Facts of the Case
The assessee, Mahipatsinh Ramseenh Solankee, filed an appeal
for Assessment Year 2020-21 against the order dated 18.03.2025 passed by the
Commissioner of Income Tax (Appeals), National Faceless Appeal Centre, Delhi.
The Assessing Officer had made an addition of ₹1,49,66,253, being the
assessee’s 50% share in total sale consideration of ₹2,99,32,506 from sale of
agricultural land, by treating the land as a taxable capital asset. Interest
under Sections 234A and 234B was also levied.

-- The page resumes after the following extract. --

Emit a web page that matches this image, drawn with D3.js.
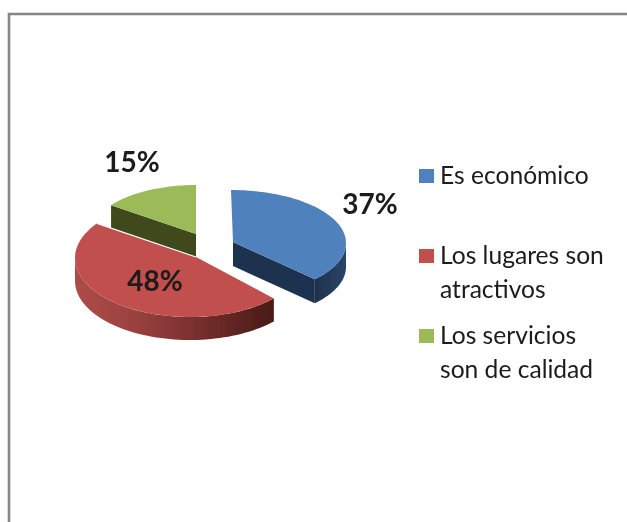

The assessee contended that the land sold was rural
agricultural land not constituting a capital asset under Section 2(14), that
mandatory notice under Section 143(2) was not served, and that cost of
acquisition was not properly allowed. The CIT(A), NFAC disposed of the appeal
ex parte without adjudicating the issues on merits.
Issues Involved
Whether the CIT(A) erred in passing an ex parte order
without deciding the appeal on merits in violation of Section 250(6), whether
sale of rural agricultural land could be taxed as a capital asset under Section
2(14), whether non-service of notice under Section 143(2) vitiated the
assessment, and whether the matter required fresh adjudication.
Petitioner’s Arguments
The assessee submitted that hearing notices were not served
on him and were served only on the former authorised representative, who failed
to inform him. It was argued that the land sold was rural agricultural land and
therefore not a capital asset under Section 2(14). The assessee also contended
that mandatory notice under Section 143(2) was not served within the prescribed
time and that the Assessing Officer failed to allow cost of acquisition while
computing capital gains.
Respondent’s Arguments
The Revenue submitted that the CIT(A) passed the order ex
parte due to non-compliance and suggested that the matter be remanded. It was
further contended that the buyer of the land was a company, which could not
have purchased agricultural land, and therefore the transaction resulted in
transfer of a taxable capital asset.
Court Order / Findings
The ITAT Ahmedabad observed that the order passed by the
CIT(A) was ex parte and the appeal had not been decided on merits. The Tribunal
noted the submissions of both sides and found that the issues relating to
service of notice, nature of land sold, taxability under Section 2(14), and
computation of capital gains had not been properly examined by the Assessing
Officer as well as by the CIT(A).
In the interest of justice, the Tribunal remitted the matter
back to the file of the Assessing Officer for de novo adjudication. The
Assessing Officer was directed to consider all arguments raised by the
assessee, examine the complete details and supporting documents, and pass a
fresh order in accordance with law after granting proper opportunity of being
heard.
Important Clarification
The Tribunal clarified that appellate and assessment
proceedings must result in adjudication on merits. Issues relating to
taxability of agricultural land, validity of service of statutory notices, and
computation of capital gains require factual and legal examination and cannot
be confirmed mechanically through ex parte orders.
Final Outcome
The appeal filed by the assessee was allowed for
statistical purposes. The matter was remanded to the file of the
Assessing Officer for fresh adjudication on merits after granting adequate
opportunity of being heard to the assessee.